At home other opportunities might have been open to him. In his final years in the Royal Air Force he had worked on developing rescue boats that were to play a vital role during the Battle of Britain picking up airmen who had ditched into the English Channel. It is possible that he might have played a greater role in this capacity during the battle for British airspace in 1940-41. But given Churchill's like of Lawrence - and his appreciation of Lawrence's fame - it is hard to believe that he would have left Lawrence working on such an important, but fundamentally unglamorous project. Could Lawrence have worked at home for the Special Operations Executive, taking on a Maurice Buckmaster-type role? I don't know enough about the Political Warfare Executive to do more than raise that question. But with that thought, one last possibility comes to mind. Might Churchill have theatrically appointed Lawrence the guerrilla leader to lead the preparations to fight the Germans on the beaches and the landing grounds had Hitler invaded in 1940? Perhaps it is here, among the Home Guard - many of them old soldiers of the First World War - that Lawrence would have found his niche. It is, of course, impossible to know for sure.

2 comments:

Anonymous said...

Fascinating, and thanks for taking such time to construct this.

It strikes me that in many ways (save height, where there was a difference of about a foot) the Second World War equivalent of Lawrence would be David Stirling, founder of the SAS. Not least in their impudence to go over others' heads to achieve what they thought was right.

Stirling would have been far too young, I would have thought, to have met Lawrence (he was 21 when TEL died) but are you aware of any evidence that Stirling was directly influenced by him? I'm aware this is slightly outside your sphere of research so please don't go hunting anything that doesn't come immediately to mind.

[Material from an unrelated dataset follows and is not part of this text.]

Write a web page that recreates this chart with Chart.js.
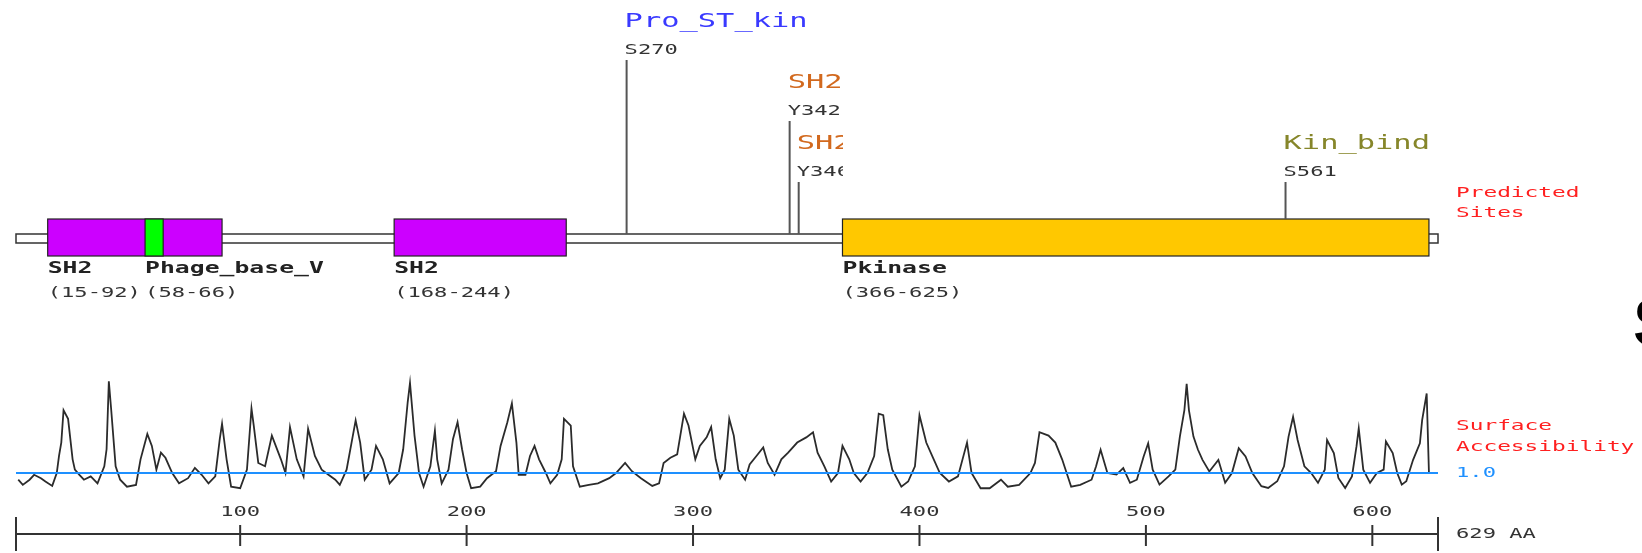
<!DOCTYPE html>
<html>
<head>
<meta charset="utf-8">
<script src="https://cdn.jsdelivr.net/npm/chart.js@4/dist/chart.umd.min.js"></script>
<style>
  html, body { margin: 0; padding: 0; background: #fff; overflow: hidden; }
  canvas { display: block; }
</style>
</head>
<body>
<canvas id="c" width="1642" height="553"></canvas>
<script>
// ---- protein data ----
const proteinLength = 629;

const domainNames  = ['SH2', 'Phage_base_V', 'SH2', 'Pkinase'];
const domainStarts = [15, 58, 168, 366];
const domainEnds   = [92, 66, 244, 625];

const siteNames    = ['Pro_ST_kin', 'SH2', 'SH2', 'Kin_bind'];
const siteResidues = [270, 342, 346, 561];
const siteLabels   = ['S270', 'Y342', 'Y346', 'S561'];

const axisTicks = [100, 200, 300, 400, 500, 600];
const accThreshold = 1.0;

// surface accessibility profile (residue, value)
const accPos = [
  2, 4, 7, 9, 12, 14, 17, 19, 20, 21, 22, 24, 26, 27, 29, 31, 34, 37, 40, 41,
  42, 43, 45, 47, 50, 54, 56, 59, 61, 63, 65, 67, 70, 73, 77, 80, 83, 86, 89, 91,
  92, 94, 96, 100, 103, 105, 106, 108, 111, 114, 118, 120, 122, 125, 128, 130, 133, 136, 139, 142,
  144, 147, 151, 153, 155, 158, 160, 163, 166, 170, 172, 174, 175, 177, 179, 181, 184, 186, 187, 189,
  192, 194, 196, 198, 200, 202, 206, 209, 213, 215, 218, 220, 222, 223, 226, 228, 230, 232, 235, 237,
  240, 242, 243, 246, 247, 250, 254, 258, 263, 266, 270, 273, 277, 282, 285, 287, 290, 293, 296, 298,
  301, 303, 306, 308, 310, 312, 314, 316, 318, 320, 323, 325, 328, 331, 333, 336, 339, 342, 346, 350,
  353, 355, 358, 361, 364, 366, 369, 371, 374, 377, 380, 382, 384, 386, 388, 392, 395, 398, 400, 403,
  406, 409, 413, 417, 421, 423, 427, 431, 436, 439, 444, 449, 451, 453, 457, 460, 463, 465, 467, 471,
  476, 478, 480, 483, 487, 490, 493, 496, 499, 501, 503, 506, 510, 513, 515, 517, 518, 519, 521, 523,
  525, 528, 532, 535, 538, 541, 544, 547, 551, 554, 558, 561, 563, 565, 567, 570, 573, 576, 579, 580,
  583, 585, 588, 591, 593, 594, 596, 599, 602, 605, 606, 609, 611, 613, 615, 618, 621, 622, 624, 625
];
const accVal = [
  0.74, 0.54, 0.74, 0.93, 0.80, 0.67, 0.50, 1.00, 1.66, 2.18, 3.43, 3.10, 1.53, 1.13, 0.93, 0.74, 0.87, 0.60, 1.26, 1.92,
  4.55, 3.50, 1.26, 0.74, 0.47, 0.54, 1.53, 2.51, 2.05, 1.13, 1.79, 1.59, 1.00, 0.60, 0.80, 1.20, 0.93, 0.60, 0.87, 2.32,
  2.91, 1.53, 0.47, 0.41, 1.13, 3.50, 2.84, 1.39, 1.26, 2.45, 1.53, 1.00, 2.78, 1.53, 0.87, 2.71, 1.66, 1.13, 0.93, 0.74,
  0.54, 1.13, 3.04, 2.18, 0.74, 1.13, 2.05, 1.53, 0.60, 1.00, 1.92, 3.76, 4.49, 2.45, 1.00, 0.47, 1.26, 2.64, 1.53, 0.60,
  1.13, 2.32, 2.97, 1.92, 1.00, 0.41, 0.47, 0.80, 1.07, 2.05, 2.97, 3.70, 2.18, 0.93, 0.93, 1.66, 2.05, 1.53, 1.00, 0.60,
  0.93, 1.53, 3.10, 2.84, 1.26, 0.47, 0.54, 0.60, 0.80, 1.00, 1.39, 1.07, 0.80, 0.50, 0.60, 1.39, 1.59, 1.72, 3.30, 2.84,
  1.53, 2.05, 2.38, 2.78, 1.53, 0.80, 1.13, 3.10, 2.45, 1.13, 0.74, 1.33, 1.66, 1.99, 1.39, 0.93, 1.53, 1.79, 2.18, 2.38,
  2.58, 1.79, 1.26, 0.67, 1.00, 2.05, 1.53, 1.00, 0.67, 1.00, 1.66, 3.30, 3.24, 1.92, 1.13, 0.47, 0.67, 1.26, 3.24, 2.18,
  1.59, 1.00, 0.67, 0.87, 2.18, 1.00, 0.41, 0.41, 0.74, 0.47, 0.54, 1.00, 1.39, 2.58, 2.45, 2.18, 1.53, 1.00, 0.47, 0.54,
  0.74, 1.26, 1.90, 1.00, 0.94, 1.19, 0.62, 0.74, 1.64, 2.15, 1.13, 0.55, 0.87, 1.13, 2.41, 3.44, 4.46, 3.44, 2.41, 1.90,
  1.51, 1.06, 1.51, 0.62, 1.00, 1.96, 1.64, 1.00, 0.49, 0.42, 0.68, 1.26, 2.41, 3.18, 2.28, 1.26, 1.00, 0.62, 1.13, 2.28,
  1.77, 0.81, 0.42, 0.87, 2.03, 2.73, 1.13, 0.62, 1.00, 1.13, 2.22, 1.77, 1.00, 0.55, 0.68, 1.51, 2.15, 3.05, 4.08, 1.00
];

// ---- styling ----
const domainFill = { 'SH2': '#cc00ff', 'Phage_base_V': '#00ff00', 'Pkinase': '#ffc800' };
const siteColor  = { 'Pro_ST_kin': '#3a3aff', 'SH2': '#d2691e', 'Kin_bind': '#86862a' };
const siteLevel  = [0, 1, 2, 2];

const BACK_TOP = 234, BACK_BOT = 243;
const BOX_TOP = 219, BOX_BOT = 256;
const AXIS_Y = 534;
const MONO = '"DejaVu Sans Mono", monospace';
const FONT_SMALL = '14px ' + MONO, SX_SMALL = 1.58;
const FONT_SITE = '19px ' + MONO, SX_SITE = 1.6;
const FONT_DOM = 'bold 15px ' + MONO, SX_DOM = 1.65;

function label(ctx, s, x, y, font, color, sx, align) {
  ctx.save();
  ctx.font = font;
  ctx.fillStyle = color;
  ctx.textBaseline = 'middle';
  ctx.textAlign = 'left';
  const w = ctx.measureText(s).width * sx;
  const x0 = align === 'center' ? x - w / 2 : x;
  ctx.translate(x0, y);
  ctx.scale(sx, 1);
  ctx.fillText(s, 0, 0);
  ctx.restore();
}

const proteinTrack = {
  id: 'proteinTrack',
  afterDraw(chart) {
    const ctx = chart.ctx;
    const xs = chart.scales.x;
    const px = r => xs.getPixelForValue(r);

    // backbone
    ctx.save();
    ctx.fillStyle = '#fff';
    ctx.strokeStyle = '#333';
    ctx.lineWidth = 1.5;
    ctx.fillRect(px(1), BACK_TOP, px(proteinLength) - px(1), BACK_BOT - BACK_TOP);
    ctx.strokeRect(px(1), BACK_TOP, px(proteinLength) - px(1), BACK_BOT - BACK_TOP);
    ctx.restore();

    // domains, larger first so nested motifs sit on top
    const order = domainNames.map((_, i) => i)
      .sort((a, b) => (domainEnds[b] - domainStarts[b]) - (domainEnds[a] - domainStarts[a]));
    order.forEach(i => {
      const x0 = px(domainStarts[i]), x1 = px(domainEnds[i]);
      ctx.save();
      ctx.fillStyle = domainFill[domainNames[i]];
      ctx.fillRect(x0, BOX_TOP, x1 - x0, BOX_BOT - BOX_TOP);
      ctx.strokeStyle = '#222';
      ctx.lineWidth = 1.2;
      ctx.strokeRect(x0, BOX_TOP, x1 - x0, BOX_BOT - BOX_TOP);
      ctx.restore();
    });
    domainNames.forEach((n, i) => {
      const x0 = px(domainStarts[i]);
      label(ctx, n, x0, 269, FONT_DOM, '#222', SX_DOM);
      label(ctx, '(' + domainStarts[i] + '-' + domainEnds[i] + ')', x0, 293, FONT_SMALL, '#333', SX_SMALL);
    });

    // predicted sites
    siteNames.forEach((n, i) => {
      const r = siteResidues[i];
      const x = px(r) + 1.5;
      const yName = 22 + 61 * siteLevel[i];
      const inDomain = domainNames.some((d, j) => r >= domainStarts[j] && r <= domainEnds[j]);
      ctx.save();
      ctx.strokeStyle = '#555';
      ctx.lineWidth = 2;
      ctx.beginPath();
      ctx.moveTo(x, yName + 38);
      ctx.lineTo(x, inDomain ? BOX_TOP : BACK_TOP);
      ctx.stroke();
      ctx.restore();
      ctx.save();
      if (n === 'SH2') { ctx.beginPath(); ctx.rect(0, 0, 843, 553); ctx.clip(); }
      label(ctx, n, x - 2, yName, FONT_SITE, siteColor[n], SX_SITE);
      label(ctx, siteLabels[i], x - 2, yName + 28, FONT_SMALL, '#333', SX_SMALL);
      ctx.restore();
    });
    label(ctx, 'Predicted', 1456, 193, FONT_SMALL, '#ff2020', SX_SMALL * 1.03);
    label(ctx, 'Sites', 1456, 213, FONT_SMALL, '#ff2020', SX_SMALL * 1.03);

    // accessibility legend
    label(ctx, 'Surface', 1456, 426, FONT_SMALL, '#ff2020', SX_SMALL * 1.03);
    label(ctx, 'Accessibility', 1456, 447, FONT_SMALL, '#ff2020', SX_SMALL * 1.03);
    label(ctx, accThreshold.toFixed(1), 1456, 473, FONT_SMALL, '#1e90ff', SX_SMALL);

    // residue axis
    ctx.save();
    ctx.strokeStyle = '#333';
    ctx.lineWidth = 2;
    ctx.beginPath();
    ctx.moveTo(px(1), AXIS_Y); ctx.lineTo(px(proteinLength), AXIS_Y);
    ctx.moveTo(px(1), 517); ctx.lineTo(px(1), 551);
    ctx.moveTo(px(proteinLength), 517); ctx.lineTo(px(proteinLength), 551);
    axisTicks.forEach(t => { ctx.moveTo(px(t), 525); ctx.lineTo(px(t), 546); });
    ctx.stroke();
    ctx.restore();
    axisTicks.forEach(t => label(ctx, String(t), px(t), 512, FONT_SMALL, '#333', SX_SMALL, 'center'));
    label(ctx, proteinLength + ' AA', 1456, 534, FONT_SMALL, '#333', SX_SMALL);

    // large heading glyph at the right edge
    ctx.save();
    ctx.font = 'bold 68px "Liberation Sans", Arial, sans-serif';
    ctx.fillStyle = '#000';
    ctx.textBaseline = 'alphabetic';
    ctx.fillText('S', 1633, 346);
    ctx.restore();
  }
};

new Chart(document.getElementById('c'), {
  type: 'line',
  data: {
    datasets: [
      {
        label: 'Surface Accessibility',
        data: accPos.map((p, i) => ({ x: p, y: accVal[i] })),
        borderColor: '#2b2b2b',
        borderWidth: 1.8,
        pointRadius: 0,
        tension: 0,
        yAxisID: 'acc',
        order: 1
      },
      {
        label: 'threshold',
        data: [{ x: 1, y: accThreshold }, { x: proteinLength, y: accThreshold }],
        borderColor: '#1e90ff',
        borderWidth: 2,
        pointRadius: 0,
        yAxisID: 'acc',
        order: 0
      }
    ]
  },
  options: {
    responsive: false,
    animation: false,
    devicePixelRatio: 1,
    layout: { padding: { left: 16, right: 204, top: 0, bottom: 0 } },
    scales: {
      x: { type: 'linear', min: 1, max: proteinLength, display: false },
      acc: { type: 'linear', min: -2.1, max: 19.33, display: false }
    },
    plugins: { legend: { display: false }, tooltip: { enabled: false } }
  },
  plugins: [proteinTrack]
});
</script>
</body>
</html>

I suppose one connection is Claude Auchinleck, the c-in-c in the Middle East in WW2 who served in Mesopotamia in WW1 and gave Stirling the permission to form the SAS.

James Barr said...

Unfortunately I know almost nothing about David Stirling. However it is clear that he, and other guerrilla leaders in the Second World War, notably Orde Wingate, can be said to have been Lawrence's "descendants". Both of them benefited from atmosphere encouraged by Auchinleck's predecessor, Archibald Wavell, who, with scant resources at his disposal, encouraged unorthodox approaches to warfare. Wavell certainly did appreciate Lawrence: he described himself, in a letter to Lawrence (8 January 1928) as "your most grateful admirer". His transfer, when Churchill became fed up with him, was described by a female member of his staff who knew the Stirling brothers well as "a real blow" because, she said, Wavell was "one of the very few senior soldiers who back young methods of war and enterprises like the Long Range Desert Group and Wingate’s operation in Abyssinia."